**PROBLEM TO SOLVE**
Reproduce all the lines exactly as they stand, apart from the pictures.

:::

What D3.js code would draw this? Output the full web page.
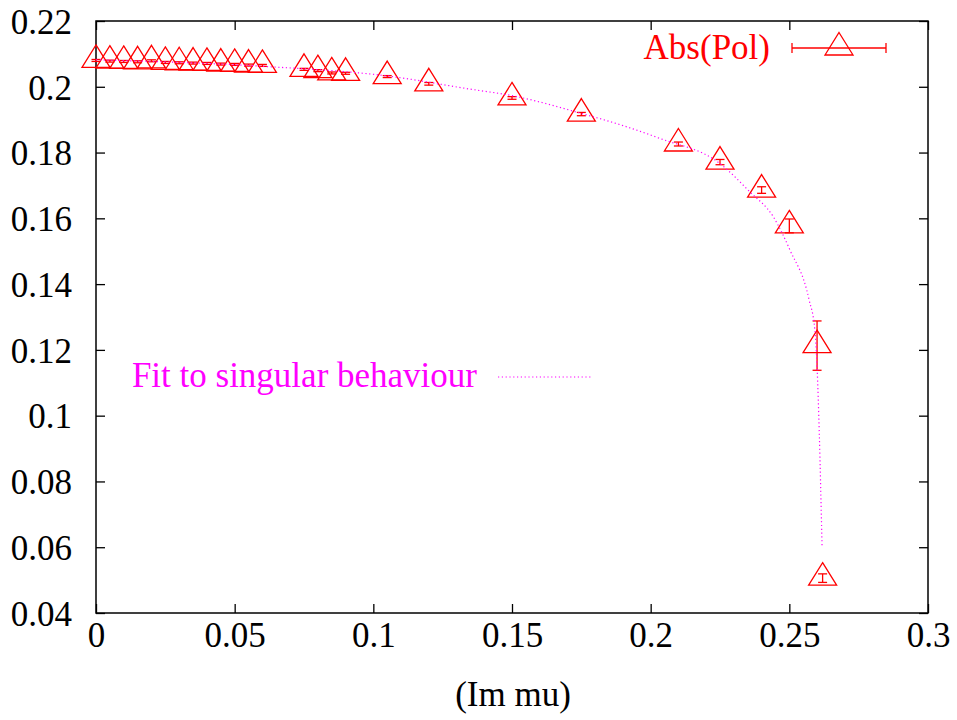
<!DOCTYPE html>
<html><head><meta charset="utf-8">
<script src="https://cdn.jsdelivr.net/npm/d3@7"></script>
<style>
svg text { font-family: "Liberation Serif" !important; }
</style>
</head>
<body style="margin:0;background:#fff">
<svg id="chart" width="957" height="720" font-family="Liberation Serif"></svg>
<script>
// ---- data ----
const imMu = [0,0.005,0.01,0.015,0.02,0.025,0.03,0.035,0.04,0.045,0.05,0.055,0.06,
  0.075,0.08,0.085,0.09,0.105,0.12,0.15,0.175,0.21,0.225,0.24,0.25,0.26,0.262];
const absPol = [0.2080,0.2078,0.2077,0.2076,0.2079,0.2074,0.2073,0.2072,0.2071,0.2069,0.2068,0.2066,0.2065,
  0.2053,0.2049,0.2042,0.2041,0.2031,0.2009,0.1966,0.1917,0.1826,0.1771,0.1686,0.1577,0.1213,0.0506];
const absPolErr = [0.0003,0.0003,0.0003,0.0003,0.0003,0.0003,0.0003,0.0003,0.0003,0.0003,0.0003,0.0003,0.0003,
  0.0003,0.0003,0.0003,0.0003,0.0003,0.0004,0.0004,0.0005,0.0006,0.0008,0.0010,0.0021,0.0075,0.0013];
const fitX = [0,0.0627,0.105,0.1348,0.15,0.175,0.19,0.2033,0.2249,0.2357,0.2442,0.2502,0.2571,0.2592,0.2600,0.2608,0.2618];
const fitY = [0.2082,0.2061,0.2033,0.1993,0.1973,0.1919,0.1882,0.1843,0.1767,0.1681,0.1605,0.1504,0.1353,0.1261,0.1149,0.0947,0.0602];
const xTicks = [0,0.05,0.1,0.15,0.2,0.25,0.3];
const xTickLabels = ["0","0.05","0.1","0.15","0.2","0.25","0.3"];
const yTicks = [0.04,0.06,0.08,0.1,0.12,0.14,0.16,0.18,0.2,0.22];
const yTickLabels = ["0.04","0.06","0.08","0.1","0.12","0.14","0.16","0.18","0.2","0.22"];
const xLabel = "(Im mu)";
const dataName = "Abs(Pol)";
const fitName = "Fit to singular behaviour";

// ---- layout ----
const L = 96, R = 928, T = 21, B = 613;
const svg = d3.select("#chart");
const x = d3.scaleLinear().domain([0,0.3]).range([L,R]);
const y = d3.scaleLinear().domain([0.04,0.22]).range([B,T]);
const fs = 35, tickLen = 9;
const red = "#ff0000", mag = "#ff00ff";

function txt(sel){
  return sel.attr("font-family","Liberation Serif").attr("font-size",fs)
    .style("font-family","\"Liberation Serif\"","important").style("font-size",fs+"px");
}

// axes (inward ticks on all four sides)
const gB = svg.append("g").attr("transform",`translate(0,${B})`)
  .call(d3.axisBottom(x).tickValues(xTicks).tickSize(-tickLen).tickPadding(22)
    .tickFormat((d,i)=>xTickLabels[i]));
const gT = svg.append("g").attr("transform",`translate(0,${T})`)
  .call(d3.axisTop(x).tickValues(xTicks).tickSize(-tickLen).tickFormat(""));
const gL = svg.append("g").attr("transform",`translate(${L},0)`)
  .call(d3.axisLeft(y).tickValues(yTicks).tickSize(-tickLen).tickPadding(24)
    .tickFormat((d,i)=>yTickLabels[i]));
const gR = svg.append("g").attr("transform",`translate(${R},0)`)
  .call(d3.axisRight(y).tickValues(yTicks).tickSize(-tickLen).tickFormat(""));
[gB,gT,gL,gR].forEach(g=>{
  g.attr("font-family","Liberation Serif").attr("font-size",fs);
  g.select(".domain").remove();
  g.selectAll(".tick line").attr("stroke","#000").attr("stroke-width",1.3);
  txt(g.selectAll(".tick text")).attr("fill","#000");
});
gB.selectAll(".tick text").attr("dy","0.35em");
gL.selectAll(".tick text").attr("dy","0.35em");

svg.append("rect").attr("x",L).attr("y",T).attr("width",R-L).attr("height",B-T)
  .attr("fill","none").attr("stroke","#000").attr("stroke-width",1.5);

txt(svg.append("text")).attr("x",513).attr("y",706).attr("text-anchor","middle").text(xLabel);

// triangle path centred at centroid
const tri = (cx,cy)=>`M${cx},${cy-15.5}L${cx+14},${cy+7}L${cx-14},${cy+7}Z`;

// data points
const pts = svg.append("g");
imMu.forEach((v,i)=>{
  const cx = x(v), cy = y(absPol[i]);
  const y1 = y(absPol[i]+absPolErr[i]), y2 = y(absPol[i]-absPolErr[i]);
  const g = pts.append("g").attr("stroke",red).attr("stroke-width",1.3).attr("fill","none");
  g.append("line").attr("x1",cx).attr("x2",cx).attr("y1",y1).attr("y2",y2);
  g.append("line").attr("x1",cx-4.5).attr("x2",cx+4.5).attr("y1",y1).attr("y2",y1);
  g.append("line").attr("x1",cx-4.5).attr("x2",cx+4.5).attr("y1",y2).attr("y2",y2);
  g.append("path").attr("d",tri(cx,cy));
});

// fit curve
const line = d3.line().x((d,i)=>x(fitX[i])).y((d,i)=>y(fitY[i])).curve(d3.curveMonotoneX);
svg.append("path").datum(fitX).attr("d",line).attr("fill","none")
  .attr("stroke",mag).attr("stroke-width",1.2).attr("stroke-dasharray","1.2,2.6");

// legend: data
txt(svg.append("text")).attr("x",770).attr("y",59).attr("text-anchor","end")
  .attr("fill",red).text(dataName);
const lg = svg.append("g").attr("stroke",red).attr("stroke-width",1.3).attr("fill","none");
lg.append("line").attr("x1",792).attr("x2",886).attr("y1",48).attr("y2",48);
lg.append("line").attr("x1",792).attr("x2",792).attr("y1",43).attr("y2",53);
lg.append("line").attr("x1",886).attr("x2",886).attr("y1",43).attr("y2",53);
lg.append("path").attr("d",tri(839,48));

// legend: fit
txt(svg.append("text")).attr("x",477).attr("y",387).attr("text-anchor","end")
  .attr("fill",mag).text(fitName);
svg.append("line").attr("x1",498).attr("x2",592).attr("y1",377).attr("y2",377)
  .attr("stroke",mag).attr("stroke-width",1.2).attr("stroke-dasharray","1.2,2.6");
</script>
</body></html>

:::

**ANSWER FOR THE TASK**
What D3.js code would draw this? Output the full web page.
<!DOCTYPE html>
<html><head><meta charset="utf-8">
<script src="https://cdn.jsdelivr.net/npm/d3@7"></script>
<style>
svg text { font-family: "Liberation Serif" !important; }
</style>
</head>
<body style="margin:0;background:#fff">
<svg id="chart" width="957" height="720" font-family="Liberation Serif"></svg>
<script>
// ---- data ----
const imMu = [0,0.005,0.01,0.015,0.02,0.025,0.03,0.035,0.04,0.045,0.05,0.055,0.06,
  0.075,0.08,0.085,0.09,0.105,0.12,0.15,0.175,0.21,0.225,0.24,0.25,0.26,0.262];
const absPol = [0.2080,0.2078,0.2077,0.2076,0.2079,0.2074,0.2073,0.2072,0.2071,0.2069,0.2068,0.2066,0.2065,
  0.2053,0.2049,0.2042,0.2041,0.2031,0.2009,0.1966,0.1917,0.1826,0.1771,0.1686,0.1577,0.1213,0.0506];
const absPolErr = [0.0003,0.0003,0.0003,0.0003,0.0003,0.0003,0.0003,0.0003,0.0003,0.0003,0.0003,0.0003,0.0003,
  0.0003,0.0003,0.0003,0.0003,0.0003,0.0004,0.0004,0.0005,0.0006,0.0008,0.0010,0.0021,0.0075,0.0013];
const fitX = [0,0.0627,0.105,0.1348,0.15,0.175,0.19,0.2033,0.2249,0.2357,0.2442,0.2502,0.2571,0.2592,0.2600,0.2608,0.2618];
const fitY = [0.2082,0.2061,0.2033,0.1993,0.1973,0.1919,0.1882,0.1843,0.1767,0.1681,0.1605,0.1504,0.1353,0.1261,0.1149,0.0947,0.0602];
const xTicks = [0,0.05,0.1,0.15,0.2,0.25,0.3];
const xTickLabels = ["0","0.05","0.1","0.15","0.2","0.25","0.3"];
const yTicks = [0.04,0.06,0.08,0.1,0.12,0.14,0.16,0.18,0.2,0.22];
const yTickLabels = ["0.04","0.06","0.08","0.1","0.12","0.14","0.16","0.18","0.2","0.22"];
const xLabel = "(Im mu)";
const dataName = "Abs(Pol)";
const fitName = "Fit to singular behaviour";

// ---- layout ----
const L = 96, R = 928, T = 21, B = 613;
const svg = d3.select("#chart");
const x = d3.scaleLinear().domain([0,0.3]).range([L,R]);
const y = d3.scaleLinear().domain([0.04,0.22]).range([B,T]);
const fs = 35, tickLen = 9;
const red = "#ff0000", mag = "#ff00ff";

function txt(sel){
  return sel.attr("font-family","Liberation Serif").attr("font-size",fs)
    .style("font-family","\"Liberation Serif\"","important").style("font-size",fs+"px");
}

// axes (inward ticks on all four sides)
const gB = svg.append("g").attr("transform",`translate(0,${B})`)
  .call(d3.axisBottom(x).tickValues(xTicks).tickSize(-tickLen).tickPadding(22)
    .tickFormat((d,i)=>xTickLabels[i]));
const gT = svg.append("g").attr("transform",`translate(0,${T})`)
  .call(d3.axisTop(x).tickValues(xTicks).tickSize(-tickLen).tickFormat(""));
const gL = svg.append("g").attr("transform",`translate(${L},0)`)
  .call(d3.axisLeft(y).tickValues(yTicks).tickSize(-tickLen).tickPadding(24)
    .tickFormat((d,i)=>yTickLabels[i]));
const gR = svg.append("g").attr("transform",`translate(${R},0)`)
  .call(d3.axisRight(y).tickValues(yTicks).tickSize(-tickLen).tickFormat(""));
[gB,gT,gL,gR].forEach(g=>{
  g.attr("font-family","Liberation Serif").attr("font-size",fs);
  g.select(".domain").remove();
  g.selectAll(".tick line").attr("stroke","#000").attr("stroke-width",1.3);
  txt(g.selectAll(".tick text")).attr("fill","#000");
});
gB.selectAll(".tick text").attr("dy","0.35em");
gL.selectAll(".tick text").attr("dy","0.35em");

svg.append("rect").attr("x",L).attr("y",T).attr("width",R-L).attr("height",B-T)
  .attr("fill","none").attr("stroke","#000").attr("stroke-width",1.5);

txt(svg.append("text")).attr("x",513).attr("y",706).attr("text-anchor","middle").text(xLabel);

// triangle path centred at centroid
const tri = (cx,cy)=>`M${cx},${cy-15.5}L${cx+14},${cy+7}L${cx-14},${cy+7}Z`;

// data points
const pts = svg.append("g");
imMu.forEach((v,i)=>{
  const cx = x(v), cy = y(absPol[i]);
  const y1 = y(absPol[i]+absPolErr[i]), y2 = y(absPol[i]-absPolErr[i]);
  const g = pts.append("g").attr("stroke",red).attr("stroke-width",1.3).attr("fill","none");
  g.append("line").attr("x1",cx).attr("x2",cx).attr("y1",y1).attr("y2",y2);
  g.append("line").attr("x1",cx-4.5).attr("x2",cx+4.5).attr("y1",y1).attr("y2",y1);
  g.append("line").attr("x1",cx-4.5).attr("x2",cx+4.5).attr("y1",y2).attr("y2",y2);
  g.append("path").attr("d",tri(cx,cy));
});

// fit curve
const line = d3.line().x((d,i)=>x(fitX[i])).y((d,i)=>y(fitY[i])).curve(d3.curveMonotoneX);
svg.append("path").datum(fitX).attr("d",line).attr("fill","none")
  .attr("stroke",mag).attr("stroke-width",1.2).attr("stroke-dasharray","1.2,2.6");

// legend: data
txt(svg.append("text")).attr("x",770).attr("y",59).attr("text-anchor","end")
  .attr("fill",red).text(dataName);
const lg = svg.append("g").attr("stroke",red).attr("stroke-width",1.3).attr("fill","none");
lg.append("line").attr("x1",792).attr("x2",886).attr("y1",48).attr("y2",48);
lg.append("line").attr("x1",792).attr("x2",792).attr("y1",43).attr("y2",53);
lg.append("line").attr("x1",886).attr("x2",886).attr("y1",43).attr("y2",53);
lg.append("path").attr("d",tri(839,48));

// legend: fit
txt(svg.append("text")).attr("x",477).attr("y",387).attr("text-anchor","end")
  .attr("fill",mag).text(fitName);
svg.append("line").attr("x1",498).attr("x2",592).attr("y1",377).attr("y2",377)
  .attr("stroke",mag).attr("stroke-width",1.2).attr("stroke-dasharray","1.2,2.6");
</script>
</body></html>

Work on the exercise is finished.